Fortunately, my visit involved more than eating my way around town, as my clothes were already feeling a bit tight. Okay, maybe overindulgence doesn’t translate to increased size that quickly, but it felt like it. Guilt can do that. The panoply of available activities was enough to keep even the most energetic of travelers occupied: treetop canopy tours, sunset cruises, ecotours, tequila tasting, and, always, beach and pool time.
As I contemplated the options, a horseback riding excursion at Hacienda Doña Engracia that involved riding in a river jumped out at me. Decision made. I mean, how often do you get a chance to do something like that? Remember, I’m a city girl. As it turned out, the river riding wasn’t trotting through knee-deep water as I had imagined. That had sounded intriguing enough but, as it turned out, the excursion involved riding bareback on a submerged and dog paddling horse. Apparently, it’s not just for dogs.

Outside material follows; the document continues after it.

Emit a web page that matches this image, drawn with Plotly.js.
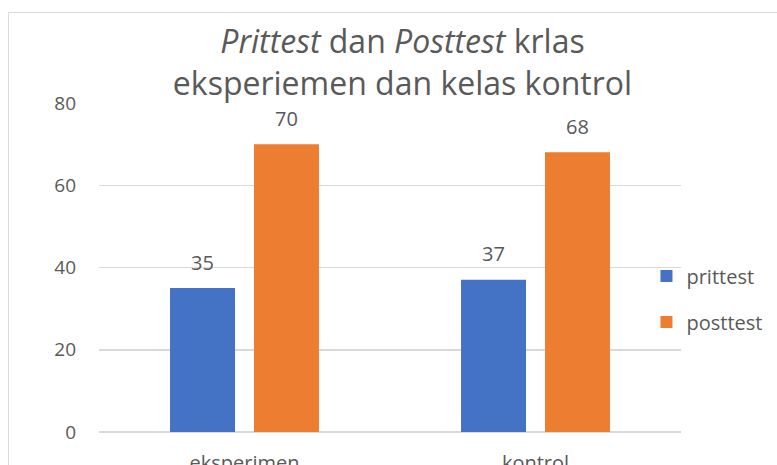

As I was clueless about the swimming, I had no bathing suit with me. But I couldn’t let the opportunity pass so, fully clothed, I hopped on, grabbed my sea horse’s mane and had the kind of fun you usually only have as a child. The swim was short, but the memory stays with me and makes me smile whenever I think of it. I didn’t have any children with me on this trip, but I noted numerous activities suitable for all ages. Sand sculptures, dolphin swims, pirate adventures, snorkeling, diving – the list goes on.
When it came time to leave, I found that I wasn’t getting back into a real-life mindset, like I usually am when heading home from a trip. I was thinking about when I might return with my family. But I wasn’t stressing about a date. I was as relaxed as the lovely seaside town I had just gotten to know.
Disclosure: Travel expenses were paid for by the Puerto Vallarta Tourism Board and its partners. They did not require that the author write this blog post, nor did they request it. All thoughts and opinions expressed are solely those of the author.